I am going to share my story with anyone that is drawn to it.  And the story is going to be told in an extremely unique manner.  With words and books?  Yes.  I will be writing fiction & non-fiction.  Public speaking engagements?  Absolutely.  Hopefully the first one will be in June in Plant City, FL.  Showcasing of the talent I’ve scouted & invested in with my work?  No doubt.  Sharing the beautiful energy of the communities in which I live?  You bet.

But here’s the most unique part.  I will continue to blog regularly with present-day updates.  This will be mixed in with me also singing my story.  I will be dancing it too.  I will it tell through films I’ve seen, books I’ve read, theater I’ve experienced.  I will reference TV programs, youtube videos, news stories, and academic articles.  I will paint, take pictures, and prepare food.  And…there will be most definitely be music.  Music, more than anything else, healed me.  I am not sure I’ve ever been more excited than I am for the further discovery of myself through music.  Nothing inspires or moves me more.

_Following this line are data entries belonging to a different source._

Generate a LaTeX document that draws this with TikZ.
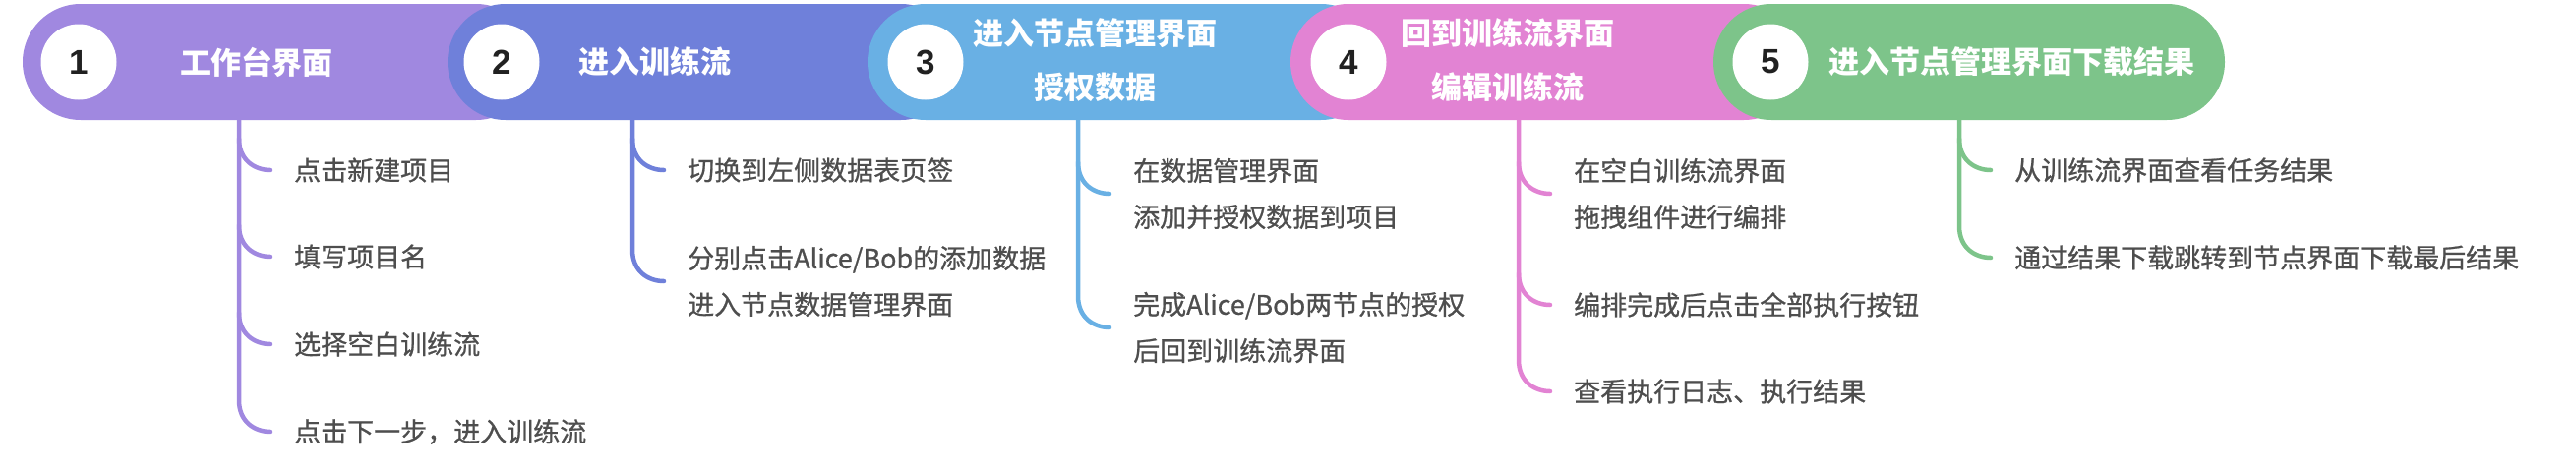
\documentclass[tikz,border=0pt]{standalone}
\usepackage{fontspec}
\setmainfont{Noto Sans CJK SC}
\newfontfamily\itemfont{Noto Sans CJK SC}[FakeBold=0.8]
\newfontfamily\digitfont{Liberation Sans}
\usetikzlibrary{calc}
\definecolor{c1}{HTML}{A088E0}
\definecolor{c2}{HTML}{6F80DA}
\definecolor{c3}{HTML}{69B0E4}
\definecolor{c4}{HTML}{E283D3}
\definecolor{c5}{HTML}{7DC48A}
\definecolor{txt}{HTML}{4E4E4E}
\begin{document}
\begin{tikzpicture}[x=1pt,y=-1pt,
  bar/.style={draw=none, rounded corners=59pt, minimum width=520pt, minimum height=118pt, inner sep=0pt},
  num/.style={circle, fill=white, minimum size=77pt, inner sep=0pt, font=\digitfont\bfseries\fontsize{35}{35}\selectfont, text=black!87},
  head/.style={text=white, font=\bfseries\fontsize{31}{55}\selectfont, align=center, inner sep=0pt},
  item/.style={anchor=west, text=txt, font=\itemfont\fontsize{27}{47}\selectfont, align=left, inner sep=0pt},
  br/.style={line width=4.5pt, line cap=round}]
\useasboundingbox (0,0) rectangle (2619,480);
% bars
\node[bar, fill=c1] (b1) at (283,63) {};
\node[bar, fill=c2] (b2) at (715,63) {};
\node[bar, fill=c3] (b3) at (1142,63) {};
\node[bar, fill=c4] (b4) at (1572,63) {};
\node[bar, fill=c5] (b5) at (2002,63) {};
% number circles
\node[num] (n1) at (80,63) {1};
\node[num] (n2) at (510,63) {2};
\node[num] (n3) at (941,63) {3};
\node[num] (n4) at (1371,63) {4};
\node[num] (n5) at (1800,63) {5};
% headers
\node[head] (h1) at (261,63) {工作台界面};
\node[head] (h2) at (666,63) {进入训练流};
\node[head] (h3) at (1113,61) {进入节点管理界面\\授权数据};
\node[head] (h4) at (1533,61) {回到训练流界面\\编辑训练流};
\node[head] (h5) at (2045,63) {进入节点管理界面下载结果};
% items
\node[item] (i11) at (299,173) {点击新建项目};
\node[item] (i12) at (299,261) {填写项目名};
\node[item] (i13) at (299,350) {选择空白训练流};
\node[item] (i14) at (299,439) {点击下一步，进入训练流};
\node[item] (i21) at (699,173) {切换到左侧数据表页签};
\node[item] (i22) at (699,286) {分别点击Alice/Bob的添加数据\\进入节点数据管理界面};
\node[item] (i31) at (1152,197) {在数据管理界面\\添加并授权数据到项目};
\node[item] (i32) at (1152,333) {完成Alice/Bob两节点的授权\\后回到训练流界面};
\node[item] (i41) at (1600,197) {在空白训练流界面\\拖拽组件进行编排};
\node[item] (i42) at (1600,310) {编排完成后点击全部执行按钮};
\node[item] (i43) at (1600,398) {查看执行日志、执行结果};
\node[item] (i51) at (2048,173) {从训练流界面查看任务结果};
\node[item] (i52) at (2048,262) {通过结果下载跳转到节点界面下载最后结果};
% trunk coordinates
\coordinate (t1) at ($(i11.west)+(-56,0)$);
\coordinate (t2) at ($(i21.west)+(-56,0)$);
\coordinate (t3) at ($(i31.west)+(-56,0)$);
\coordinate (t4) at ($(i41.west)+(-56,0)$);
\coordinate (t5) at ($(i51.west)+(-56,0)$);
% branches bar 1
\draw[br, c1] (b1.south -| t1) -- ($(i14.west)+(-56,-32)$) .. controls +(0,22) and +(-16,0) .. ($(i14.west)+(-24,0)$);
\draw[br, c1] ($(i11.west)+(-56,-32)$) .. controls +(0,22) and +(-16,0) .. ($(i11.west)+(-24,0)$);
\draw[br, c1] ($(i12.west)+(-56,-32)$) .. controls +(0,22) and +(-16,0) .. ($(i12.west)+(-24,0)$);
\draw[br, c1] ($(i13.west)+(-56,-32)$) .. controls +(0,22) and +(-16,0) .. ($(i13.west)+(-24,0)$);
% branches bar 2
\draw[br, c2] (b2.south -| t2) -- ($(i22.west)+(-56,-32)$) .. controls +(0,22) and +(-16,0) .. ($(i22.west)+(-24,0)$);
\draw[br, c2] ($(i21.west)+(-56,-32)$) .. controls +(0,22) and +(-16,0) .. ($(i21.west)+(-24,0)$);
% branches bar 3
\draw[br, c3] (b3.south -| t3) -- ($(i32.west)+(-56,-32)$) .. controls +(0,22) and +(-16,0) .. ($(i32.west)+(-24,0)$);
\draw[br, c3] ($(i31.west)+(-56,-32)$) .. controls +(0,22) and +(-16,0) .. ($(i31.west)+(-24,0)$);
% branches bar 4
\draw[br, c4] (b4.south -| t4) -- ($(i43.west)+(-56,-32)$) .. controls +(0,22) and +(-16,0) .. ($(i43.west)+(-24,0)$);
\draw[br, c4] ($(i41.west)+(-56,-32)$) .. controls +(0,22) and +(-16,0) .. ($(i41.west)+(-24,0)$);
\draw[br, c4] ($(i42.west)+(-56,-32)$) .. controls +(0,22) and +(-16,0) .. ($(i42.west)+(-24,0)$);
% branches bar 5
\draw[br, c5] (b5.south -| t5) -- ($(i52.west)+(-56,-32)$) .. controls +(0,22) and +(-16,0) .. ($(i52.west)+(-24,0)$);
\draw[br, c5] ($(i51.west)+(-56,-32)$) .. controls +(0,22) and +(-16,0) .. ($(i51.west)+(-24,0)$);
\end{tikzpicture}
\end{document}
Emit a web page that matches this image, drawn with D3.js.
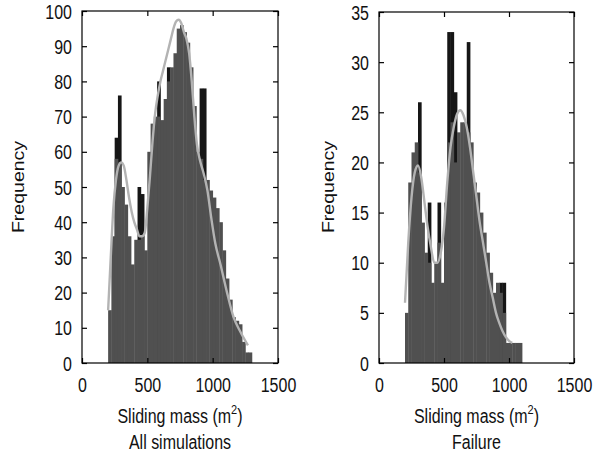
<!DOCTYPE html>
<html>
<head>
<meta charset="utf-8">
<script src="https://cdn.jsdelivr.net/npm/d3@7"></script>
<style>
  body { margin: 0; background: #fff; }
  svg { display: block; font-family: "Liberation Sans", Arial, sans-serif; }
</style>
</head>
<body>
<svg width="596" height="454"></svg>
<script>
// bin starts (m^2), bin width 25
const binWidth = 25;
const allBins = d3.range(200, 1300, binWidth);
const allCounts = [15, 36, 58, 57, 50, 45, 36, 28, 35, 35, 36, 32, 60, 68, 70, 70, 69, 75, 80, 84,
                   88, 95, 96, 94, 91, 84, 73, 60, 58, 52, 52, 49, 47, 44, 40, 32, 24, 18, 13, 12,
                   11, 6, 3, 3];
// darker histogram that only shows where it sticks out
const allSpikes = [0, 0, 64, 76, 0, 0, 0, 0, 0, 50, 48, 0, 0, 0, 0, 80, 0, 0, 84, 0,
                   0, 0, 0, 0, 0, 0, 0, 0, 78, 78, 0, 0, 0, 0, 0, 0, 0, 0, 0, 0,
                   0, 0, 0, 0];
const allFitX = [200, 220, 240, 260, 280, 300, 320, 340, 360, 380, 400, 420, 440, 460, 480, 500, 520, 540,
                 560, 580, 600, 620, 640, 660, 680, 700, 720, 740, 760, 780, 800, 820, 840, 860, 880, 900,
                 930, 960, 990, 1020, 1060, 1110, 1160, 1210, 1270];
const allFitY = [15, 30, 44, 52, 56, 57, 56, 52, 47, 43, 40, 38, 36, 36, 37, 44, 53, 63,
                 71, 76, 80, 83, 86, 89, 92, 95, 97, 97.5, 96.5, 94, 92, 88, 80, 70, 62, 58,
                 54, 49, 41, 34, 28, 20, 13, 9, 5];

const failBins = d3.range(200, 1100, binWidth);
const failCounts = [5, 18, 21, 22, 19, 14, 11, 10, 8, 10, 12, 8, 16, 22, 24, 20, 23, 24, 24, 23,
                    22, 18, 17, 15, 13, 11, 9, 7, 8, 7, 5, 2, 2, 2, 2, 2];
const failSpikes = [0, 0, 0, 0, 26, 0, 0, 16, 0, 0, 16, 0, 0, 33, 33, 27, 0, 0, 0, 32,
                    0, 0, 0, 0, 0, 0, 0, 0, 0, 8, 8, 0, 0, 0, 0, 0];
const failFitX = [200, 225, 250, 275, 300, 325, 350, 375, 400, 425, 450, 475, 500, 525, 550, 575, 600, 625,
                  650, 675, 700, 725, 750, 775, 800, 825, 850, 875, 900, 925, 950, 975, 1000, 1025];
const failFitY = [6, 12, 16.5, 19, 19.7, 18.5, 16, 13.5, 11.5, 10, 10, 11, 13.5, 18, 21.5, 23.5, 24.8, 25.2,
                  24.7, 23.5, 21.5, 19, 16.5, 14, 12, 10, 8, 6.5, 5, 4, 3.2, 2.6, 2.2, 2];

const xTicks = [0, 500, 1000, 1500];

const svg = d3.select("svg");
const stretch = 1.22; // the scanned text is taller than it is wide

function panel(opt) {
  const x = d3.scaleLinear().domain([0, 1500]).range([opt.left, opt.right]);
  const y = d3.scaleLinear().domain([0, opt.yMax]).range([opt.bottom, opt.top]);
  const g = svg.append("g");

  const bars = (vals, fill) => g.append("g").selectAll("rect")
      .data(opt.bins.map((b, i) => ({ b, v: vals[i] })).filter(d => d.v > 0))
      .enter().append("rect")
      .attr("x", d => x(d.b))
      .attr("width", d => x(d.b + binWidth) - x(d.b) + 0.4)
      .attr("y", d => y(d.v))
      .attr("height", d => y(0) - y(d.v))
      .attr("fill", fill);

  bars(opt.spikes, "#161616");
  bars(opt.counts, "#505050");

  g.append("path")
      .datum(opt.fitX.map((v, i) => [v, opt.fitY[i]]))
      .attr("fill", "none")
      .attr("stroke", "#b3b3b3")
      .attr("stroke-width", 2.4)
      .attr("d", d3.line().x(d => x(d[0])).y(d => y(d[1])).curve(d3.curveMonotoneX));

  // frame with inward ticks on all four sides
  g.append("rect")
      .attr("x", opt.left).attr("y", opt.top)
      .attr("width", opt.right - opt.left).attr("height", opt.bottom - opt.top)
      .attr("fill", "none").attr("stroke", "#000").attr("stroke-width", 1.2);

  const yTicks = d3.range(0, opt.yMax + 1, opt.yStep);

  const bottomAxis = g.append("g")
      .attr("transform", `translate(0,${opt.bottom})`)
      .call(d3.axisBottom(x).tickValues(xTicks).tickSize(-5).tickSizeOuter(0).tickFormat(d3.format("d")));
  bottomAxis.selectAll("text")
      .attr("y", 0).attr("dy", null)
      .attr("transform", `translate(0,29) scale(1,${stretch})`);

  const leftAxis = g.append("g")
      .attr("transform", `translate(${opt.left},0)`)
      .call(d3.axisLeft(y).tickValues(yTicks).tickSize(-5).tickSizeOuter(0).tickFormat(d3.format("d")));
  leftAxis.selectAll("text")
      .attr("x", 0).attr("dy", null)
      .attr("transform", `translate(-10,7) scale(1,${stretch})`);

  g.append("g")
      .attr("transform", `translate(0,${opt.top})`)
      .call(d3.axisTop(x).tickValues(xTicks).tickSize(-5).tickSizeOuter(0).tickFormat(""));
  g.append("g")
      .attr("transform", `translate(${opt.right},0)`)
      .call(d3.axisRight(y).tickValues(yTicks).tickSize(-5).tickSizeOuter(0).tickFormat(""));

  g.selectAll(".domain").remove();
  g.selectAll(".tick line").attr("stroke", "#000").attr("stroke-width", 1.2);
  g.selectAll(".tick text").attr("font-size", 16).attr("font-family", "Liberation Sans, Arial, sans-serif").attr("fill", "#111");

  const cx = (opt.left + opt.right) / 2;
  const lab = g.append("text")
      .attr("text-anchor", "middle")
      .attr("font-size", 16).attr("fill", "#111")
      .attr("transform", `translate(${cx},423) scale(1,${stretch})`);
  lab.append("tspan").text("Sliding mass (m");
  lab.append("tspan").attr("font-size", 11).attr("dy", -7).text("2");
  lab.append("tspan").attr("dy", 7).text(")");

  g.append("text")
      .attr("text-anchor", "middle")
      .attr("font-size", 16).attr("fill", "#111")
      .attr("transform", `translate(${cx},449) scale(1,${stretch})`)
      .text(opt.subtitle);

  g.append("text")
      .attr("text-anchor", "middle")
      .attr("font-size", 16).attr("fill", "#111")
      .attr("transform", `translate(${opt.yLabelX},187) scale(1,${stretch}) rotate(-90)`)
      .text("Frequency");
}

panel({ left: 82, right: 278, top: 11, bottom: 363, yMax: 100, yStep: 10,
        bins: allBins, counts: allCounts, spikes: allSpikes, fitX: allFitX, fitY: allFitY,
        subtitle: "All simulations", yLabelX: 24 });

panel({ left: 379, right: 574, top: 12, bottom: 363, yMax: 35, yStep: 5,
        bins: failBins, counts: failCounts, spikes: failSpikes, fitX: failFitX, fitY: failFitY,
        subtitle: "Failure", yLabelX: 334 });
</script>
</body>
</html>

I am loving and I am living like never before.  I have absolutely no idea what will come out of me.  I am not embarrassed.  I am not scared.  I want only to inspire with my vision and with what is in my heart.  If there is anyone else out there like me … someone who has been hiding from life for most of their years … someone who is aware of how alive they are on the inside but still terrified to begin to let it come out.  Please use my example to just begin to let go somewhere…anywhere!  Just let go a little bit and the rest will take care of itself.  I promise you.  This energy … the energy of love … once it sees a gap, it will take full advantage.  You will get a taste of this freedom … of REAL control of yourself … and your entire world will change very quickly.  Let your spirits soar…that is why we are here.  To love and to have fun!!

Aly(son) – the athlete, the academic, AND the artist!